When you first waltz into a shop your initial impression will be your lasting one, in which case, the person guarding the counter ought to have a few skills under their belt to impress you: an encyclopaedic knowledge of the product, a contagious smile and a confident, positive attitude. This initial interface becomes even more critical if you find yourself working in a niche retail industry and you sell retro products that have long ago peaked in their popularity.
Retail Battle Stations
When I was 14 I wanted a job badly, but the expression “beggars can’t be choosers” hadn’t clicked with me yet, and the sheer thought of debasing myself to the grease-traps of Mickey Dee’s sent me into panic stations. Where I needed to work resided in my local Westfield – a place only a handful of hermit regulars frequented and kept the dusty place alive: the local second-hand bookshop. I was already in love with books, having barely gotten over my unyielding crush on Mr. Rochester, and I felt my OCD would slot into the organised system of the store quite nicely.
Cut to nine years later and I was running the shop and had become the overarching expert on authors, novels, Man-Booker nominations, and how to establish strong relationships with customers whilst also being a retail sensation. At the time, the bookshop industry was on the decline: people were trading in their book collections for a loveless Kindle and novels were slowly being abandoned to be pushed to the side along with floppy disks and VHS.
Through the drawback of working in an industry that was debatably dying I learned how to truly push sales, how to keep my customers returning and how to happily serve the public.
Smile ‘Till it Hurts
After I finished high school I started working at the bookshop full-time, earning more than enough to continue refunding the shop with my book addiction. The only problem I had with working every day was I felt like I was living at work: the customers I served were my family, and the book shelves that structured the shop were becoming some kind of abstract metaphor for the alphabet nightmare that was my life.
Looking back I realise it was easy to get bogged down in this way of thinking, especially considering I was so used to my job I was able to predict customers’ queries before they even opened their mouths. However, regardless of how I internally felt about a question, each customer was treated with equal friendliness, a bright smile and a keen interest in them. So if someone asked “Do you have Don Kwicks-oate?” or “Do you stock that book by the bloke?” they were answered by a calm, understanding individual.
You may be thinking, “How do people like this even exist?” but you need to keep in mind that you are this customer. How many times have you curiously walked into a quirky shop and had no idea what you were looking for? Or asked a retail assistant for help while exhaling a giant verbal faux pas? We all do it – and at the end of the day, just because I was asked if we stock “Fifty Shades of Grey”, literally 50 times in a day, didn’t mean that the customer in question deserved a bad-tempered or snarky response.

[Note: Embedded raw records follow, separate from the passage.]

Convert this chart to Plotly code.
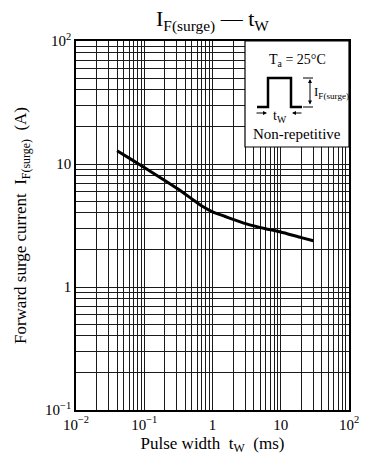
import plotly.graph_objects as go

# ---- data ----
pulse_width_ms = [0.04, 0.07, 0.1, 0.2, 0.3, 0.5, 0.7, 1.0, 1.5, 2.0, 3.5, 6.0, 10.0, 20.0, 30.0]
surge_current_a = [12.8, 10.6, 9.35, 7.35, 6.35, 5.2, 4.55, 4.08, 3.76, 3.55, 3.2, 2.98, 2.8, 2.52, 2.38]

x_decades = [0.01, 0.1, 1, 10, 100]
x_labels = ["10<sup>−2</sup>", "10<sup>−1</sup>", "1", "10", "10<sup>2</sup>"]
y_decades = [0.1, 1, 10, 100]
y_labels = ["10<sup>−1</sup>", "1", "10", "10<sup>2</sup>"]

W, H = 372, 466
ML, MR, MT, MB = 76, 23, 41, 56
PW, PH = W - ML - MR, H - MT - MB


def minor_vals(decades):
    return [d * k for d in decades[:-1] for k in range(2, 10)]


def px(x):
    return (x - ML) / PW


def py(y):
    return (MT + PH - y) / PH


FONT = "Liberation Serif"
GRID = "#1a1a1a"

fig = go.Figure()
fig.add_trace(go.Scatter(
    x=pulse_width_ms, y=surge_current_a, mode="lines",
    line=dict(color="black", width=3, shape="spline", smoothing=0.5),
    hoverinfo="skip", showlegend=False,
))

axis_common = dict(
    type="log", showgrid=True, gridcolor=GRID, gridwidth=1,
    showline=True, linecolor="black", linewidth=1.5, mirror=True,
    ticks="", zeroline=False, automargin=False,
    tickfont=dict(family=FONT, size=15, color="black"),
)

fig.update_xaxes(
    **axis_common, range=[-2, 2], tickmode="array", tickvals=x_decades, ticktext=x_labels,
    minor=dict(tickmode="array", tickvals=minor_vals(x_decades), showgrid=True,
               gridcolor=GRID, gridwidth=1, ticks=""),
    title=dict(text="Pulse width  t<sub>W</sub>  (ms)",
               font=dict(family=FONT, size=17, color="black"), standoff=5),
)
fig.update_yaxes(
    **axis_common, range=[-1, 2], tickmode="array", tickvals=y_decades, ticktext=y_labels,
    minor=dict(tickmode="array", tickvals=minor_vals(y_decades), showgrid=True,
               gridcolor=GRID, gridwidth=1, ticks=""),
    title=dict(text="Forward surge current  I<sub>F(surge)</sub>  (A)",
               font=dict(family=FONT, size=17, color="black"), standoff=14),
)

shapes = []
# inset box
shapes.append(dict(type="rect", xref="paper", yref="paper",
                   x0=px(245), x1=px(349), y0=py(147), y1=py(41),
                   fillcolor="white", line=dict(color="black", width=1.2),
                   layer="above"))
# pulse waveform
pulse_pts = [(257, 107), (268, 107), (268, 78), (291, 78), (291, 107), (302, 107)]
path = "M " + " L ".join(f"{px(a)},{py(b)}" for a, b in pulse_pts)
shapes.append(dict(type="path", xref="paper", yref="paper", path=path,
                   line=dict(color="black", width=2.5), layer="above"))
# dimension ticks
for yy in (78, 107):
    shapes.append(dict(type="line", xref="paper", yref="paper",
                       x0=px(303), x1=px(313), y0=py(yy), y1=py(yy),
                       line=dict(color="black", width=1), layer="above"))

annotations = [
    dict(text="I<sub>F(surge)</sub> — t<sub>W</sub>", xref="paper", yref="paper",
         x=0.5, y=py(20), showarrow=False, xanchor="center", yanchor="middle",
         font=dict(family=FONT, size=22, color="black")),
    dict(text="T<sub>a</sub> = 25°C", xref="paper", yref="paper",
         x=px(297), y=py(61), showarrow=False, xanchor="center", yanchor="middle",
         font=dict(family=FONT, size=14, color="black")),
    dict(text="Non-repetitive", xref="paper", yref="paper",
         x=px(297), y=py(134), showarrow=False, xanchor="center", yanchor="middle",
         font=dict(family=FONT, size=15, color="black")),
    dict(text="I<sub>F(surge)</sub>", xref="paper", yref="paper",
         x=px(312), y=py(92), showarrow=False, xanchor="left", yanchor="middle",
         font=dict(family=FONT, size=13, color="black")),
    dict(text="t<sub>W</sub>", xref="paper", yref="paper",
         x=px(280), y=py(116), showarrow=False, xanchor="center", yanchor="middle",
         font=dict(family=FONT, size=14, color="black")),
    # arrows
    dict(text="", xref="paper", yref="paper", x=px(267), y=py(113),
         ax=-12, ay=0, showarrow=True, arrowhead=2, arrowsize=0.8,
         arrowwidth=1, arrowcolor="black"),
    dict(text="", xref="paper", yref="paper", x=px(292), y=py(113),
         ax=11, ay=0, showarrow=True, arrowhead=2, arrowsize=0.8,
         arrowwidth=1, arrowcolor="black"),
    dict(text="", xref="paper", yref="paper", x=px(310), y=py(79),
         ax=0, ay=27, showarrow=True, arrowhead=2, startarrowhead=2,
         arrowside="end+start", arrowsize=0.8, arrowwidth=1,
         arrowcolor="black"),
]

fig.update_layout(
    width=W, height=H, margin=dict(l=ML, r=MR, t=MT, b=MB),
    paper_bgcolor="white", plot_bgcolor="white",
    shapes=shapes, annotations=annotations, showlegend=False,
    font=dict(family=FONT, color="black"),
)

fig.write_html("out.html", config={"displayModeBar": False},
               post_script="document.body.style.margin='0';document.body.style.overflow='hidden';")
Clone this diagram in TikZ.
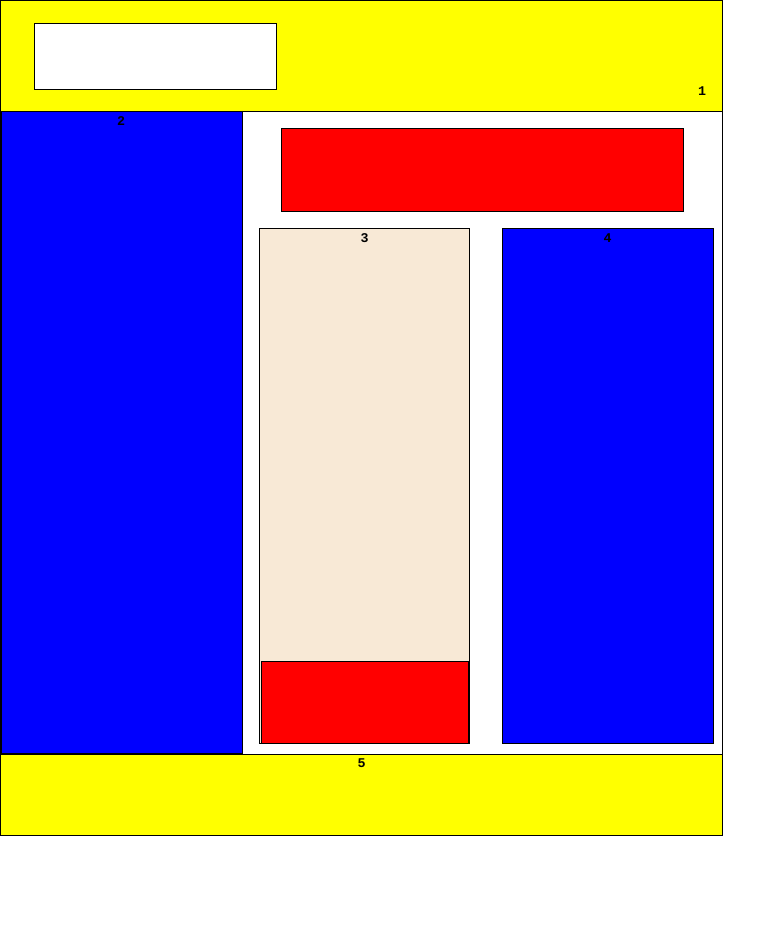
\documentclass[tikz,border=0pt]{standalone}
\usepackage{fontspec}
\newfontfamily\lblfont{Liberation Mono}
\definecolor{cyel}{RGB}{255,255,0}
\definecolor{cblue}{RGB}{0,0,255}
\definecolor{cred}{RGB}{255,0,0}
\definecolor{cbeige}{RGB}{248,233,214}
\begin{document}
\begin{tikzpicture}[x=0.75pt,y=-0.75pt,
  box/.style={draw=black,line width=0.75pt},
  lbl/.style={font=\lblfont\bfseries\fontsize{10}{11}\selectfont,inner sep=0pt,anchor=center}]
\useasboundingbox (0,0) rectangle (763,945);
\fill[white] (0,0) rectangle (763,945);
% main frame
\draw[box,fill=white] (0.5,0.5) rectangle (722,835);
% header
\draw[box,fill=cyel] (0.5,0.5) rectangle (722,112);
\draw[box,fill=white] (34,24) rectangle (276,90);
\node[lbl] (l1) at (702,91) {1};
% column 2
\draw[box,fill=cblue] (1.5,112) rectangle (242,753);
\node[lbl] (l2) at (121,121) {2};
% top red
\draw[box,fill=cred] (281,129) rectangle (683,211);
% box 3
\draw[box,fill=cbeige] (259,228) rectangle (469,743);
\node[lbl] (l3) at (364.5,238) {3};
\draw[box,fill=cred] (261,661) rectangle (468,743);
% box 4
\draw[box,fill=cblue] (502,228) rectangle (713,743);
\node[lbl] (l4) at (607.5,238) {4};
% footer
\draw[box,fill=cyel] (0.5,754) rectangle (722,835);
\node[lbl] (l5) at (361.5,763) {5};
\end{tikzpicture}
\end{document}
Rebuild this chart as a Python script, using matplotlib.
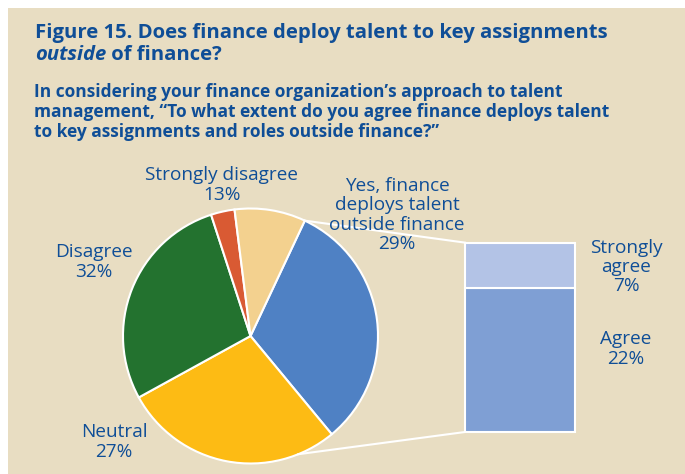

Unless your name is Hugh Grant, you really have zero excuse for any fumbling, bumbling or vocal slipups when it comes to conversing with your customer. There’s nothing less endearing or disappointing then going into a shop, only to have the person over the counter acting as clueless as you are. How much confidence do you put into the “Ums” and “I don’t knows” of this world? Not a lot I imagine. Remaining strong and confident in your stance will permeate throughout the rest of the interaction – I found that even my feigned enthusiasm and coolness was always met with the sound of the cash register dinging to life: so faking it really does work.
One of the best things about working at the bookshop for so many years, was I ended up having awesome regular customers that I’d established great relationships with. I would often keep books aside for them and they would continue to return for that kind of service. Once I had clued onto what books they liked, I found it easier to keep my eye out for any titles that might spark their interest – a service that never went unnoticed.
Another reason why customers kept coming back was the way I was with them – an aspect that changed from person to person. Customers tend to like servers who have a bit of personality or who can have a laugh – there’s no need to become best friends, but rather you need to seize any opportunity you see to build a rapport. Some of my regs became the kind of people who gave me chocolates at Christmas or who would watch the shop while I popped to the bathroom.
Creating strong connections with your customers doesn’t always have to be a case of making a sale; you can end up establishing worthwhile relationships that make your working day better as well. And if you’re caught in an interaction that’s becoming sharp or isn’t going anywhere, the best thing to come from that customer will be the amount of appreciation you have for the next one who walks along and smiles back at you.